Abitiamo «comunità immaginate» che si definiscono per meccanismi di inclusione e di espulsione. Lo ha spiegato magistralmente Benedict Anderson in un saggio pubblicato lo stesso anno in cui Eric Hobsbawm faceva uscire il suo studio sull’invenzione della tradizione. Il corpo civico dei cristiani, che delle religioni politiche è stato il modello, si è costituito nei secoli attraverso un percorso analogo di costruzione discorsiva. Ne ha indagato le origini Emiliano Rubens Urciuoli in  Un’archeologia del ’noi’ cristiano. Le ’comunità immaginate’ dei seguaci di Gesù (Ledizioni). La premessa di questo studio è che Gesù non sia stato il fondatore di una nuova religione, ma il promotore di un rinnovamento interno al giudaismo che solo successivamente avrebbe portato alla nascita dei cristianesimi. La tesi di partenza, debitrice delle indagini di Mauro Pesce, è che il cosiddetto «cristianesimo delle origini» sia un mito costruito a uso e consumo degli «agenti» del nascente «campo religioso» cristiano a partire dal I secolo.

Questi diversi attori volevano «instaurare un’altra polis alternativa a quella esistente e garante della sua incombente dissoluzione cosmica». Sarebbe stato proprio il prolungarsi dell’attesa della parusia – spiega Urciuoli – a costringere i «cristiani» a mettere in campo strategie di gestione dello «stato di eccezione» che hanno definito un corpo culturale e religioso. Il primo passo era ovviamente immaginare un uomo nuovo. Nella ricostruzione proposta dall’autore il ruolo di protagonista spetta a Paolo di Tarso. È lui ad avanzare per primo l’idea del cristiano come una «nuova creatura», prodotto di quella «seconda creazione» inaugurata dalla morte del Cristo in croce. In gioco, era la partita per estendere la via della salvezza al di fuori del campo dei circoncisi, ma l’autore evidenzia come la scelta di «cristianizzare» la nozione di umanità dipendesse anche dal bisogno di distinguersi dalle antropologie e dalle teologie altrui. Contro lo gnosticismo, per esempio nel caso di Tertulliano. Per differenziarsi dai pagani, nel caso del «barbaro» Taziano, che si definisce tale perché professa una religione ritenuta barbara dai greci. Per il «vero Israele» in quello di Giustino.

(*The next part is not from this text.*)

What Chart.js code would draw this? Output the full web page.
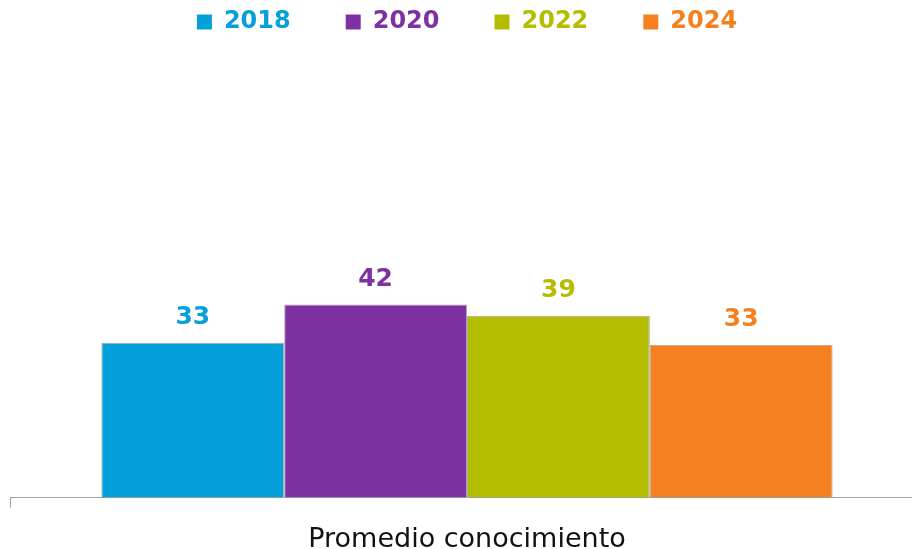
<!DOCTYPE html>
<html>
<head>
<meta charset="utf-8">
<script src="https://cdn.jsdelivr.net/npm/chart.js@4.4.1/dist/chart.umd.min.js"></script>
<style>
  html, body { margin: 0; padding: 0; background: #fff; }
  #view { position: relative; width: 912px; height: 549px; overflow: hidden; }
  /* canvas is a bit larger than the view: legend padding on top, axis runs past the right edge */
  #wrap { position: absolute; left: 0; top: -45px; width: 924px; height: 617px; }
</style>
</head>
<body>
<div id="view"><div id="wrap"><canvas id="chart"></canvas></div></div>
<script>
// data
const categories = ['Promedio conocimiento'];
const years = ['2018', '2020', '2022', '2024'];
const values2018 = [33.45];
const values2020 = [41.7];
const values2022 = [39.3];
const values2024 = [33.0];
const colors = ['#03A0DC', '#7E31A3', '#B5BD00', '#F5801F'];

const seriesValues = [values2018, values2020, values2022, values2024];
const FONT = '"DejaVu Sans", sans-serif';

// value labels above each bar
const barLabels = {
    id: 'barLabels',
    afterDatasetsDraw(chart) {
        const ctx = chart.ctx;
        ctx.save();
        ctx.font = 'bold 25px ' + FONT;
        ctx.textAlign = 'center';
        ctx.textBaseline = 'middle';
        chart.data.datasets.forEach((ds, i) => {
            const meta = chart.getDatasetMeta(i);
            meta.data.forEach((bar, j) => {
                ctx.fillStyle = colors[i];
                ctx.fillText(Math.round(ds.data[j]), bar.x, bar.y - 25);
            });
        });
        ctx.restore();
    }
};

const datasets = years.map((y, i) => ({
    label: y,
    data: seriesValues[i],
    backgroundColor: colors[i],
    borderColor: '#a9a9a9',
    borderWidth: 1,
    categoryPercentage: 0.8,
    barPercentage: 1
}));

new Chart(document.getElementById('chart'), {
    type: 'bar',
    data: { labels: categories, datasets: datasets },
    options: {
        responsive: true,
        maintainAspectRatio: false,
        animation: false,
        layout: { padding: { left: 10, right: 0, top: 0, bottom: 0 } },
        plugins: {
            tooltip: { enabled: false },
            legend: {
                position: 'top',
                labels: {
                    boxWidth: 15,
                    boxHeight: 15,
                    padding: 55,
                    font: { family: FONT, size: 24, weight: 'bold' },
                    generateLabels(chart) {
                        return chart.data.datasets.map((ds, i) => ({
                            text: ds.label,
                            fillStyle: colors[i],
                            strokeStyle: colors[i],
                            lineWidth: 0,
                            fontColor: colors[i],
                            datasetIndex: i
                        }));
                    }
                }
            }
        },
        scales: {
            x: {
                grid: {
                    display: true,
                    offset: true,
                    drawOnChartArea: false,
                    drawTicks: true,
                    tickLength: 10,
                    color: '#a0a0a0'
                },
                border: { display: true, color: '#a0a0a0', width: 1 },
                ticks: {
                    color: '#111',
                    padding: 16,
                    font: { family: FONT, size: 27 }
                }
            },
            y: {
                display: false,
                min: 0,
                max: 98
            }
        }
    },
    plugins: [barLabels]
});
</script>
</body>
</html>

Nel Dialogo con Trifone, l’apologeta cristiano descrive una nuova etnia riconducibile, tramite una precisa linea patriarcale (Giuda, Giacobbe, Isacco), allo stesso capostipite del popolo ebraico (Abramo). A questo proposito, Urciuoli ricorda come la capacità di assorbire, scomporre e annodare discorsivamente elementi culturali di diversa provenienza abbia costituto una delle ragioni della «vittoria» storica del cristianesimo. Anche per questo motivo, verrà rifiutata l’etichetta di tertiumgenus, con la quale i pagani erano soliti definire la comunità dei seguaci di Gesù: terzi dopo i romani e i giudei. Secondo Tertulliano, al contrario, erano semmai i primi, in virtù dell’adesione della loro anima a Dio: «concittadini dei santi e familiari di Dio». Ma qual era la loro città? Sul paradosso civico dei cristiani, il cui ordinamento è nei cieli, sono state riempite biblioteche di studi di storia politica. L’autore vuole capire in che modo la cittadinanza cristiana sia stata declinata sul piano temporale, di fronte a un mondo che c’era già e in attesa di quello che doveva ancora venire.

Si trovano qui le basi della formazione di un’etica civile dei cristiani, chiamati a vivere sulla terra «come se» lo iato tra maturazione del diritto al Regno dei cieli e il suo compiuto godimento fosse già stato colmato. Il risultato sarà una religione fortemente coinvolta nel tempo presente, a cui i cristiani «partecipano attivamente come cittadini, ma assistendo passivamente come stranieri» (Lettera a Diogneto). Scrive Urciuoli: «le chiese cristiane si aprono allo spazio esterno senza cessare di esercitare la propria contestazione; si aprono e vi entrano senza farlo entrare e senza cessare così di esistere in quanto luoghi assolutamente altri». Il seguace di Gesù non si occupa semplicemente del mondo, ma lo occupa. Nella formazione del discorso e della comunità immaginata dai suoi aderenti si possono scorgere le ragioni del successo di questa nascente religione. Il merito principale della ricerca è farci vedere, attraverso le chiavi di lettura dell’archeologia del sapere, come tutti gli elementi decisivi fossero già a disposizione, almeno un secolo prima della conversione di Costantino.